Adapun syuhada, terbagi kedalam Tiga jenis:
1.      Syahid Dunia Akhirat
Yang dimaksud syahid dunia akhirat adalah orang yang terbunuh ketika berperang di jalan Allah dengan niat yang ikhlas, tidak ada unsur riya, tidak juga berbuat ghulul (mencuri harta rampasan perang). Jenis inilah yang merupakan syahid yang sempurna dan syahid yang paling utama, baginya pahala dari sisi Allah Yang Maha Agung. Soal niat ikhlas atau tidaknya, hanya dia yang bersangkutan dan Allah yang tahu. Manusia hanya menghukumi secara zhahir bahwa dia mati terbunuh di jalan Allah. Sehingga dia layak disebut sebagai syahid. Karenanya jenazahnya tidak perlu dimandikan,tidak perlu dikafankan, tidak perlu disholatkan, ia hanya dikuburkan dengan pakaian lengkap tatkala ia terbunuh syahid.
2.      Syahid Dunia
Yaitu orang yang terbunuh ketika dia berperang, tetapi dia tidak ikhlas karena Allah, bukan demi menegakkan kalimat Allah (Islam). Soal niatnya, manusia selain dirinya tidak ada yang tahu. Akan tetapi ketika jasadnya ditemukan terbunuh ketika berperang melawan kafir, maka ia dihukumi sebagai syahid.Untuk syahid jenis pertama dan kedua ini, terdapat beberapa pendapat. Menurut pendapat Al-Ahnaf (Hanafiyah), mereka tidak dimandikan, tidak dikafani tetapi disholatkan. Menurut Hanabilah (pengikut mazhab Hanbali) mereka tidak dimandikan, tidak dikafankan dan tidak disholatkan. Menurut Malikiyah : Mereka tidak dimandikan, tidak dikafankan, tidak juga di sholatkan. Dan, menurut Syafi’iyah, bahwa mereka tidak dimandikan, tidak dimandikan dan tidak pula disholatkan”

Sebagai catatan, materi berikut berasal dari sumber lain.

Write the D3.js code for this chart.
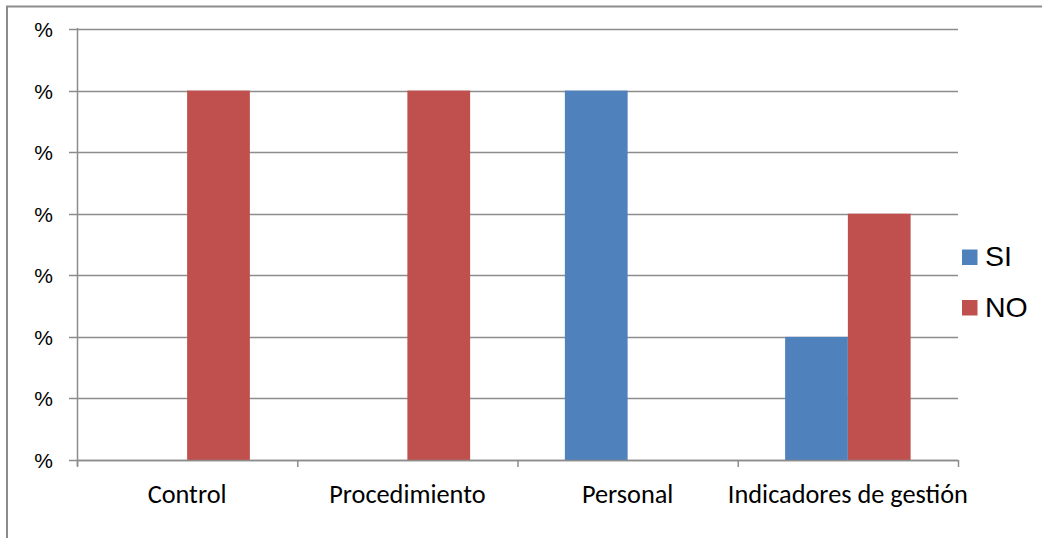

3.      Syahid akhirat saja
Yaitu orang-orang yang mati karena sakit cacar/diare, tenggelam atau orang yang mati tertimpa runtuhan (longsor) dan semisalnya, sebagaimana terdapat dalam hadits-hadits Nabi. Orang yang termasuk kategori ini dimandikan, dikafani juga disholatkan.